Makoto Fujimura, a visual artist and author, writes in his book Culture Care: Reconnecting with Beauty for Our Common Life,
“Beauty is a gratuitous gift of the creator God; it finds its source and its purpose in God’s character. God, out of his gratuitous love, created a world he did not need because he is an artist.” Love created this beauty where I can roam.
Being around art evokes emotions. Just watch the faces of folks in an art museum, an ancient cathedral, or at a natural wonder. Art gives us space to linger when words fail. The hush of an art museum replicates the hushed awe I experience when I glimpse the moon winking at me from between Spanish-moss-laden branches. I mingle with God and behold His majesty. This gives way to worship in the presence of such beauty. I’ve been known to dance a little jig or bow in worship as I perceive the goodness of the Creator’s gift in the night sky.
Exposure to art and nature decreases mental and spiritual fatigue: awe, gratitude, and mindfulness increase. Pain and hopelessness ebb when viewing art, beauty, and nature. When I enjoy God in His studio, I interact more with Him, which moves me to desire to be more with Him.
Sabbath days are vital to our souls, but so are Sabbath moments.

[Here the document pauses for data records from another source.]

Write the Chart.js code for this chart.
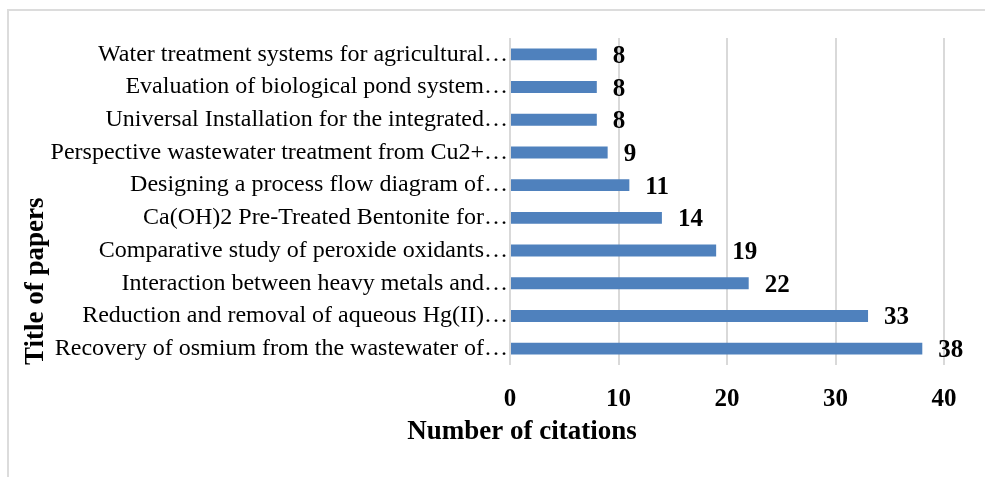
<!DOCTYPE html>
<html lang="en">
<head>
    <meta charset="UTF-8">
    <title>Number of citations per paper</title>
    <script src="https://cdn.jsdelivr.net/npm/chart.js"></script>
    <style>
        html, body {
            margin: 0;
            padding: 0;
            background: #ffffff;
        }
        .frame {
            position: absolute;
            left: 7px;
            top: 9px;
            width: 990px;
            height: 480px;
            border: 2px solid #dcdcdc;
        }
        .holder {
            position: absolute;
            left: 0;
            top: 0;
            width: 985px;
            height: 477px;
        }
    </style>
</head>
<body>
    <div class="frame"></div>
    <div class="holder">
        <canvas id="citeChart" width="985" height="477"></canvas>
    </div>

    <script>
        // paper titles, top to bottom as they appear
        const paperTitles = [
            'Water treatment systems for agricultural…',
            'Evaluation of biological pond system…',
            'Universal Installation for the integrated…',
            'Perspective wastewater treatment from Cu2+…',
            'Designing a process flow diagram of…',
            'Ca(OH)2 Pre-Treated Bentonite for…',
            'Comparative study of peroxide oxidants…',
            'Interaction between heavy metals and…',
            'Reduction and removal of aqueous Hg(II)…',
            'Recovery of osmium from the wastewater of…'
        ];
        const citations = [8, 8, 8, 9, 11, 14, 19, 22, 33, 38];
        const xTicks = [0, 10, 20, 30, 40];
        const xTitle = 'Number of citations';
        const yTitle = 'Title of papers';

        const serif = '"Liberation Serif", "Times New Roman", serif';

        // writes the value just past the end of each bar
        const valueLabels = {
            id: 'valueLabels',
            afterDatasetsDraw(chart) {
                const ctx = chart.ctx;
                const meta = chart.getDatasetMeta(0);
                ctx.save();
                ctx.font = 'bold 25px ' + serif;
                ctx.fillStyle = '#000000';
                ctx.textAlign = 'left';
                ctx.textBaseline = 'middle';
                meta.data.forEach((bar, i) => {
                    ctx.fillText(String(citations[i]), bar.x + 16, bar.y + 2);
                });
                ctx.restore();
            }
        };

        // x axis title sits under the left part of the plot, like the original
        const xAxisTitle = {
            id: 'xAxisTitle',
            afterDraw(chart) {
                const ctx = chart.ctx;
                const area = chart.chartArea;
                ctx.save();
                ctx.font = 'bold 27px ' + serif;
                ctx.fillStyle = '#000000';
                ctx.textAlign = 'center';
                ctx.textBaseline = 'middle';
                ctx.fillText(xTitle, area.left + 12, area.bottom + 67);
                ctx.restore();
            }
        };

        const ctx = document.getElementById('citeChart').getContext('2d');
        const citeChart = new Chart(ctx, {
            type: 'bar',
            data: {
                labels: paperTitles,
                datasets: [{
                    label: xTitle,
                    data: citations,
                    backgroundColor: '#4f81bd',
                    borderWidth: 0,
                    categoryPercentage: 0.365,
                    barPercentage: 1
                }]
            },
            options: {
                indexAxis: 'y',
                responsive: false,
                animation: false,
                layout: {
                    padding: { top: 38, right: 41, bottom: 20, left: 15 }
                },
                plugins: {
                    legend: { display: false },
                    tooltip: { enabled: false }
                },
                scales: {
                    x: {
                        min: xTicks[0],
                        max: xTicks[xTicks.length - 1],
                        afterBuildTicks(scale) {
                            scale.ticks = xTicks.map(v => ({ value: v }));
                        },
                        afterFit(scale) {
                            scale.height = 477 - 365 - 20;
                        },
                        grid: {
                            color: '#d9d9d9',
                            lineWidth: 2,
                            drawTicks: false
                        },
                        border: { display: false },
                        ticks: {
                            color: '#000000',
                            padding: 20,
                            font: { family: serif, size: 25, weight: 'bold' }
                        },
                        title: { display: false }
                    },
                    y: {
                        afterFit(scale) {
                            scale.width = 510 - 15;
                        },
                        grid: { display: false, drawTicks: false },
                        border: { display: false },
                        ticks: {
                            color: '#000000',
                            padding: 2,
                            autoSkip: false,
                            font: { family: serif, size: 24 }
                        },
                        title: {
                            display: true,
                            text: yTitle,
                            align: 'start',
                            color: '#000000',
                            padding: { top: 5, bottom: 0 },
                            font: { family: serif, size: 27, weight: 'bold' }
                        }
                    }
                }
            },
            plugins: [valueLabels, xAxisTitle]
        });
    </script>
</body>
</html>
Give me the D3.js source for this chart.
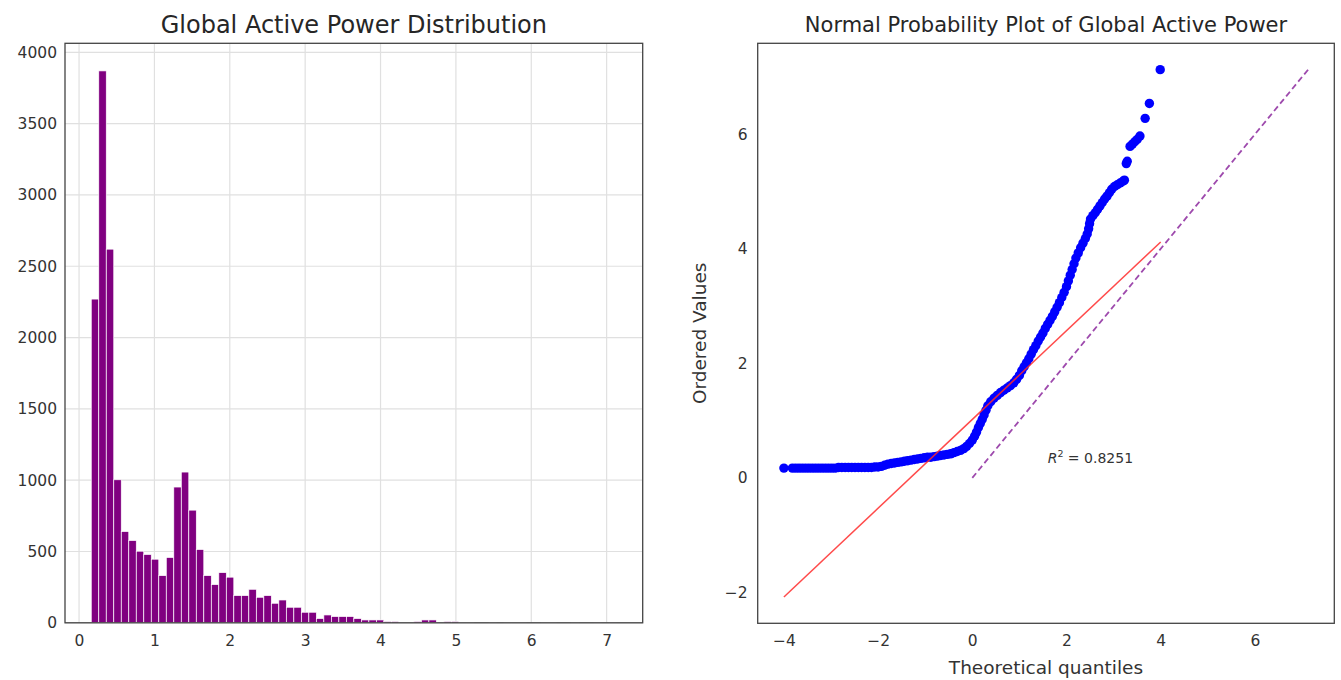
<!DOCTYPE html>
<html>
<head>
<meta charset="utf-8">
<script src="https://cdn.jsdelivr.net/npm/d3@7"></script>
<style>
  html, body { margin: 0; padding: 0; background: #fff; }
  svg { display: block; font-family: "DejaVu Sans", sans-serif; }
</style>
</head>
<body>
<svg id="chart" width="1341" height="680"></svg>
<script>
// ---------------- data ----------------
const histTitle = "Global Active Power Distribution";
const histMin = 0.162;
const histMax = 7.13;
const histCounts = [
  2270, 3870, 2620, 1003, 640, 577, 502, 479, 446, 331,
  458, 952, 1057, 790, 514, 331, 268, 352, 320, 191,
  191, 235, 179, 191, 137, 160, 109, 109, 74, 74,
  30, 55, 44, 44, 44, 30, 20, 20, 20, 9,
  9, 0, 0, 9, 20, 20, 0, 9, 9, 2,
  2, 0, 0, 2, 0, 2, 2, 2, 0, 0,
  2, 2, 0, 0, 2, 0, 0, 1, 0, 1
];
const histXTicks = [0, 1, 2, 3, 4, 5, 6, 7];
const histYTicks = [0, 500, 1000, 1500, 2000, 2500, 3000, 3500, 4000];

const qqTitle = "Normal Probability Plot of Global Active Power";
const qqXLabel = "Theoretical quantiles";
const qqYLabel = "Ordered Values";
const qqTheoretical = [
  -4.00, -3.82, -3.75, -3.68, -3.61, -3.54, -3.47, -3.40, -3.33, -3.26,
  -3.19, -3.12, -3.05, -2.98, -2.91, -2.84, -2.77, -2.70, -2.63, -2.56,
  -2.49, -2.42, -2.35, -2.28, -2.21, -2.14, -2.07, -2.00, -1.93, -1.86,
  -1.79, -1.72, -1.65, -1.58, -1.51, -1.44, -1.37, -1.30, -1.23, -1.16,
  -1.09, -1.02, -0.95, -0.88, -0.81, -0.74, -0.67, -0.60, -0.53, -0.46,
  -0.39, -0.32, -0.25, -0.18, -0.12, -0.06, 0.00, 0.05, 0.09, 0.13,
  0.17, 0.21, 0.25, 0.29, 0.33, 0.39, 0.46, 0.53, 0.60, 0.67,
  0.74, 0.81, 0.88, 0.94, 1.00, 1.05, 1.10, 1.15, 1.20, 1.25,
  1.30, 1.35, 1.40, 1.45, 1.50, 1.55, 1.60, 1.65, 1.70, 1.75,
  1.80, 1.85, 1.90, 1.95, 2.00, 2.04, 2.08, 2.12, 2.16, 2.20,
  2.25, 2.30, 2.35, 2.40, 2.44, 2.47, 2.49, 2.51, 2.56, 2.61,
  2.66, 2.71, 2.76, 2.81, 2.86, 2.91, 2.96, 3.02, 3.08, 3.14,
  3.20, 3.23, 3.27, 3.29, 3.35, 3.40, 3.45, 3.50, 3.56, 3.67,
  3.76, 3.99
];
const qqOrdered = [
  0.17, 0.17, 0.17, 0.17, 0.17, 0.17, 0.17, 0.17, 0.17, 0.17,
  0.17, 0.17, 0.17, 0.17, 0.17, 0.18, 0.18, 0.18, 0.18, 0.18,
  0.18, 0.18, 0.18, 0.18, 0.18, 0.18, 0.19, 0.19, 0.20, 0.22,
  0.24, 0.25, 0.26, 0.27, 0.28, 0.29, 0.30, 0.31, 0.32, 0.33,
  0.34, 0.35, 0.36, 0.36, 0.37, 0.38, 0.39, 0.40, 0.41, 0.42,
  0.44, 0.46, 0.48, 0.51, 0.55, 0.60, 0.66, 0.73, 0.80, 0.88,
  0.95, 1.02, 1.10, 1.18, 1.26, 1.33, 1.39, 1.44, 1.49, 1.53,
  1.57, 1.61, 1.66, 1.72, 1.79, 1.87, 1.94, 2.01, 2.08, 2.16,
  2.24, 2.31, 2.39, 2.46, 2.53, 2.61, 2.68, 2.75, 2.82, 2.90,
  2.98, 3.06, 3.15, 3.24, 3.34, 3.44, 3.54, 3.64, 3.74, 3.84,
  3.93, 4.02, 4.10, 4.18, 4.26, 4.35, 4.44, 4.52, 4.58, 4.63,
  4.69, 4.75, 4.81, 4.87, 4.92, 4.98, 5.04, 5.09, 5.12, 5.15,
  5.18, 5.20, 5.49, 5.53, 5.79, 5.83, 5.87, 5.91, 5.97, 6.28,
  6.54, 7.13
];
const fitLineX = [-4.0, 4.0];
const fitLineY = [-2.08, 4.12];
const refLineX = [0, 7.13];
const refLineY = [0, 7.13];
const qqXTicks = [-4, -2, 0, 2, 4, 6];
const qqYTicks = [-2, 0, 2, 4, 6];
const rSquared = 0.8251;

// ---------------- layout ----------------
const svg = d3.select("#chart");
const L = { x0: 65, x1: 642.7, y0: 43.3, y1: 622.8 };
const R = { x0: 757.7, x1: 1334.3, y0: 43.3, y1: 623.3 };
const tickColor = "#333";
const gridColor = "#e0e0e0";
const frameColor = "#444";
const fmtMinus = d => (d < 0 ? "\u2212" + Math.abs(d) : String(d));

// ---------------- histogram ----------------
const nb = histCounts.length;
const bw = (histMax - histMin) / nb;
const bins = histCounts.map((c, i) => ({ x0: histMin + i * bw, x1: histMin + (i + 1) * bw, c }));
const span = histMax - histMin;
const hx = d3.scaleLinear().domain([histMin - 0.05 * span, histMax + 0.05 * span]).range([L.x0, L.x1]);
const hy = d3.scaleLinear().domain([0, d3.max(histCounts) * 1.05]).range([L.y1, L.y0]);

const gL = svg.append("g");
gL.append("g").selectAll("line.v").data(histXTicks).join("line")
  .attr("x1", d => hx(d)).attr("x2", d => hx(d))
  .attr("y1", L.y0).attr("y2", L.y1)
  .attr("stroke", gridColor).attr("stroke-width", 1.2);
gL.append("g").selectAll("line.h").data(histYTicks).join("line")
  .attr("x1", L.x0).attr("x2", L.x1)
  .attr("y1", d => hy(d)).attr("y2", d => hy(d))
  .attr("stroke", gridColor).attr("stroke-width", 1.2);
gL.append("g").selectAll("rect").data(bins.filter(b => b.c > 0)).join("rect")
  .attr("x", d => hx(d.x0))
  .attr("width", d => hx(d.x1) - hx(d.x0))
  .attr("y", d => hy(d.c))
  .attr("height", d => hy(0) - hy(d.c))
  .attr("fill", "#800080")
  .attr("stroke", "#ffffff")
  .attr("stroke-width", 0.7);
const axLB = gL.append("g").attr("transform", `translate(0,${L.y1})`)
  .call(d3.axisBottom(hx).tickValues(histXTicks).tickSize(0).tickPadding(12).tickFormat(d => String(d)));
const axLL = gL.append("g").attr("transform", `translate(${L.x0},0)`)
  .call(d3.axisLeft(hy).tickValues(histYTicks).tickSize(0).tickPadding(8).tickFormat(d => String(d)));
[axLB, axLL].forEach(a => {
  a.select(".domain").remove();
  a.selectAll("text").attr("fill", tickColor).attr("font-size", 15.5).attr("font-family", "DejaVu Sans");
});
gL.append("rect").attr("x", L.x0).attr("y", L.y0).attr("width", L.x1 - L.x0).attr("height", L.y1 - L.y0)
  .attr("fill", "none").attr("stroke", frameColor).attr("stroke-width", 1.3);
gL.append("text").attr("x", (L.x0 + L.x1) / 2).attr("y", 33).attr("text-anchor", "middle")
  .attr("font-size", 24).attr("fill", "#262626").text(histTitle);

// ---------------- QQ plot ----------------
const allX = qqTheoretical.concat(fitLineX, refLineX);
const allY = qqOrdered.concat(fitLineY, refLineY);
const xmn = d3.min(allX), xmx = d3.max(allX), ymn = d3.min(allY), ymx = d3.max(allY);
const qx = d3.scaleLinear().domain([xmn - 0.05 * (xmx - xmn), xmx + 0.05 * (xmx - xmn)]).range([R.x0, R.x1]);
const qy = d3.scaleLinear().domain([ymn - 0.05 * (ymx - ymn), ymx + 0.05 * (ymx - ymn)]).range([R.y1, R.y0]);

const gR = svg.append("g");
const line = d3.line().x(d => qx(d[0])).y(d => qy(d[1]));
gR.append("g").selectAll("circle").data(qqTheoretical.map((x, i) => [x, qqOrdered[i]])).join("circle")
  .attr("cx", d => qx(d[0])).attr("cy", d => qy(d[1])).attr("r", 4.7)
  .attr("fill", "#0000ff");
gR.append("path").datum(fitLineX.map((x, i) => [x, fitLineY[i]]))
  .attr("d", line).attr("stroke", "#ff2a2a").attr("stroke-width", 1.5).attr("fill", "none").attr("opacity", 0.85);
gR.append("path").datum(refLineX.map((x, i) => [x, refLineY[i]]))
  .attr("d", line).attr("stroke", "#9e4aad").attr("stroke-width", 1.8)
  .attr("stroke-dasharray", "6,3.5").attr("fill", "none");
const axRB = gR.append("g").attr("transform", `translate(0,${R.y1})`)
  .call(d3.axisBottom(qx).tickValues(qqXTicks).tickSize(0).tickPadding(12).tickFormat(fmtMinus));
const axRL = gR.append("g").attr("transform", `translate(${R.x0},0)`)
  .call(d3.axisLeft(qy).tickValues(qqYTicks).tickSize(0).tickPadding(10).tickFormat(fmtMinus));
[axRB, axRL].forEach(a => {
  a.select(".domain").remove();
  a.selectAll("text").attr("fill", tickColor).attr("font-size", 15.5).attr("font-family", "DejaVu Sans");
});
gR.append("rect").attr("x", R.x0).attr("y", R.y0).attr("width", R.x1 - R.x0).attr("height", R.y1 - R.y0)
  .attr("fill", "none").attr("stroke", frameColor).attr("stroke-width", 1.3);
gR.append("text").attr("x", (R.x0 + R.x1) / 2).attr("y", 32).attr("text-anchor", "middle")
  .attr("font-size", 21).attr("fill", "#262626").text(qqTitle);
gR.append("text").attr("x", (R.x0 + R.x1) / 2).attr("y", 674).attr("text-anchor", "middle")
  .attr("font-size", 18.5).attr("fill", "#333").text(qqXLabel);
gR.append("text").attr("transform", `translate(706,${(R.y0 + R.y1) / 2}) rotate(-90)`)
  .attr("text-anchor", "middle").attr("font-size", 18.5).attr("fill", "#333").text(qqYLabel);
const ann = gR.append("text").attr("x", qx(1.6)).attr("y", qy(0.26)).attr("font-size", 14).attr("fill", "#333");
ann.append("tspan").attr("font-style", "italic").text("R");
ann.append("tspan").attr("font-size", 9.5).attr("dy", -6).text("2");
ann.append("tspan").attr("dy", 6).text(" = " + rSquared.toFixed(4));
</script>
</body>
</html>
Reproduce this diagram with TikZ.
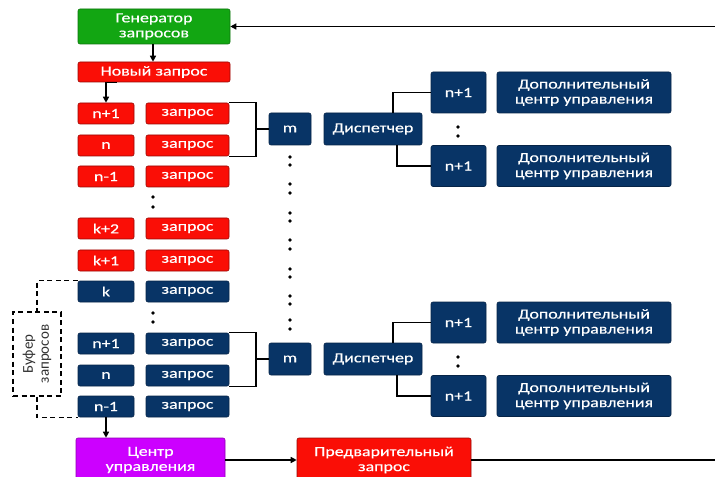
\documentclass[tikz,border=0pt]{standalone}
\usepackage{fontspec}
\setmainfont{Carlito}[FakeStretch=1.28,FakeBold=0.4]
\newfontfamily\buffont{Carlito}
\usetikzlibrary{arrows.meta}
\definecolor{cgreen}{RGB}{18,166,18}
\definecolor{cred}{RGB}{250,14,6}
\definecolor{cnavy}{RGB}{8,52,102}
\definecolor{cpurple}{RGB}{204,0,255}
\definecolor{cgray}{RGB}{50,50,50}
\tikzset{
  base/.style={rounded corners=2bp, text=white, align=center, inner sep=0pt,
    font=\fontsize{14bp}{15bp}\selectfont, line width=0.6bp},
  gbox/.style={base, fill=cgreen, draw=cgreen!70!black},
  rbox/.style={base, fill=cred, draw=cred!60!black},
  nbox/.style={base, fill=cnavy, draw=cnavy!70!black},
  pbox/.style={base, fill=cpurple, draw=cpurple!70!black},
  lbox/.style={minimum width=56bp, minimum height=21bp},
  qbox/.style={minimum width=83bp, minimum height=21bp},
  conn/.style={line width=1.4bp, draw=black},
  arr/.style={conn, -{Triangle[length=6bp,width=6bp]}},
  dsh/.style={line width=1.4bp, draw=black, dash pattern=on 5bp off 3.5bp},
}
\begin{document}
\begin{tikzpicture}[x=1bp,y=-1bp]
\useasboundingbox (0,0) rectangle (715,477);
% top
\node[gbox, minimum width=152bp, minimum height=35bp] (gen) at (154,26.5) {Генератор\\запросов};
\node[rbox, minimum width=152bp, minimum height=20bp] (new) at (154,72) {Новый запрос};
% rows
\node[rbox,lbox] (r1l) at (106,113.5) {n+1};
\node[rbox,qbox] (r1r) at (187.5,113.5) {запрос};
\node[rbox,lbox] (r2l) at (106,145.5) {n};
\node[rbox,qbox] (r2r) at (187.5,145.5) {запрос};
\node[rbox,lbox] (r3l) at (106,176.5) {n-1};
\node[rbox,qbox] (r3r) at (187.5,176.5) {запрос};
\node[rbox,lbox] (r4l) at (106,228.5) {k+2};
\node[rbox,qbox] (r4r) at (187.5,228.5) {запрос};
\node[rbox,lbox] (r5l) at (106,260.5) {k+1};
\node[rbox,qbox] (r5r) at (187.5,260.5) {запрос};
\node[nbox,lbox] (r6l) at (106,291.5) {k};
\node[nbox,qbox] (r6r) at (187.5,291.5) {запрос};
\node[nbox,lbox] (r7l) at (106,343.5) {n+1};
\node[nbox,qbox] (r7r) at (187.5,343.5) {запрос};
\node[nbox,lbox] (r8l) at (106,375.5) {n};
\node[nbox,qbox] (r8r) at (187.5,375.5) {запрос};
\node[nbox,lbox] (r9l) at (106,406.5) {n-1};
\node[nbox,qbox] (r9r) at (187.5,406.5) {запрос};
% m and dispatchers
\node[nbox, minimum width=42bp, minimum height=32bp] (m1) at (290,129) {m};
\node[nbox, minimum width=98bp, minimum height=32bp] (d1) at (373,129) {Диспетчер};
\node[nbox, minimum width=55bp, minimum height=41bp] (u1) at (458.5,92.5) {n+1};
\node[nbox, minimum width=174bp, minimum height=41bp] (du1) at (584,92.5) {Дополнительный\\центр управления};
\node[nbox, minimum width=55bp, minimum height=41bp] (l1) at (458.5,166) {n+1};
\node[nbox, minimum width=174bp, minimum height=41bp] (dl1) at (584,166) {Дополнительный\\центр управления};
\node[nbox, minimum width=42bp, minimum height=32bp] (m2) at (290,359) {m};
\node[nbox, minimum width=98bp, minimum height=32bp] (d2) at (373,359) {Диспетчер};
\node[nbox, minimum width=55bp, minimum height=41bp] (u2) at (458.5,322.5) {n+1};
\node[nbox, minimum width=174bp, minimum height=41bp] (du2) at (584,322.5) {Дополнительный\\центр управления};
\node[nbox, minimum width=55bp, minimum height=41bp] (l2) at (458.5,396) {n+1};
\node[nbox, minimum width=174bp, minimum height=41bp] (dl2) at (584,396) {Дополнительный\\центр управления};
% bottom
\node[pbox, minimum width=149bp, minimum height=44bp] (cu) at (150.5,460) {Центр\\управления};
\node[rbox, minimum width=174bp, minimum height=44bp] (pre) at (384,460) {Предварительный\\запрос};
% buffer
\node[dsh, minimum width=48bp, minimum height=84bp, inner sep=0pt] (buf) at (37,354) {};
\node[rotate=90, align=center, text=cgray, font=\buffont\fontsize{15bp}{16bp}\selectfont] (buft) at (buf.center) {Буфер\\запросов};
% free ends
\coordinate (topR) at (715,26.5);
\coordinate (botR) at (715,460);
\coordinate (br1) at (256,129);
\coordinate (br2) at (256,359);
% connectors
\draw[arr] (topR) -- (gen.east);
\draw[arr] (gen.south -| 153,0) -- (new.north -| 153,0);
\draw[arr] ([xshift=39bp]new.south west) -| (r1l.north);
\draw[conn] (r1r.north east) -| (br1) |- (r2r.south east);
\draw[conn] (br1) -- (m1.west);
\draw[conn] (r7r.north east) -| (br2) |- (r8r.south east);
\draw[conn] (br2) -- (m2.west);
\draw[conn] ([xshift=20bp]d1.north) |- (u1.west);
\draw[conn] ([xshift=24bp]d1.south) |- (l1.west);
\draw[conn] ([xshift=20bp]d2.north) |- (u2.west);
\draw[conn] ([xshift=24bp]d2.south) |- (l2.west);
\draw[arr] (r9l.south) -- (r9l.south |- cu.north);
\draw[arr] (cu.east) -- (pre.west);
\draw[conn] (pre.east) -- (botR);
\draw[dsh] (r6l.north west) -| (buf.north);
\draw[dsh] (buf.south) |- (r9l.south west);
% dots
\foreach \y in {197,207,313,322} \fill (153,\y) circle (1.9bp);
\foreach \y in {157,165,184,193,213,221,240,249,269,277,296,304,320,329} \fill (290,\y) circle (1.9bp);
\foreach \y in {127,136,357,366} \fill (458,\y) circle (1.9bp);
\end{tikzpicture}
\end{document}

Being in nature offers Sabbath space. It quiets me to the pace of delight. The more I am in nature, the more I want more time to linger outdoors in God’s Studio. I savor time and space to connect with the Artist Himself, enjoying quiet reflection, rest, and rejoicing in all He has created. Here, I move into a rhythm of unhurry, unclutter, and intimate presence with my favorite Artist.
Want to join me on an Artist Studio tour? Just step out your door. God’s in your backyard, and mine.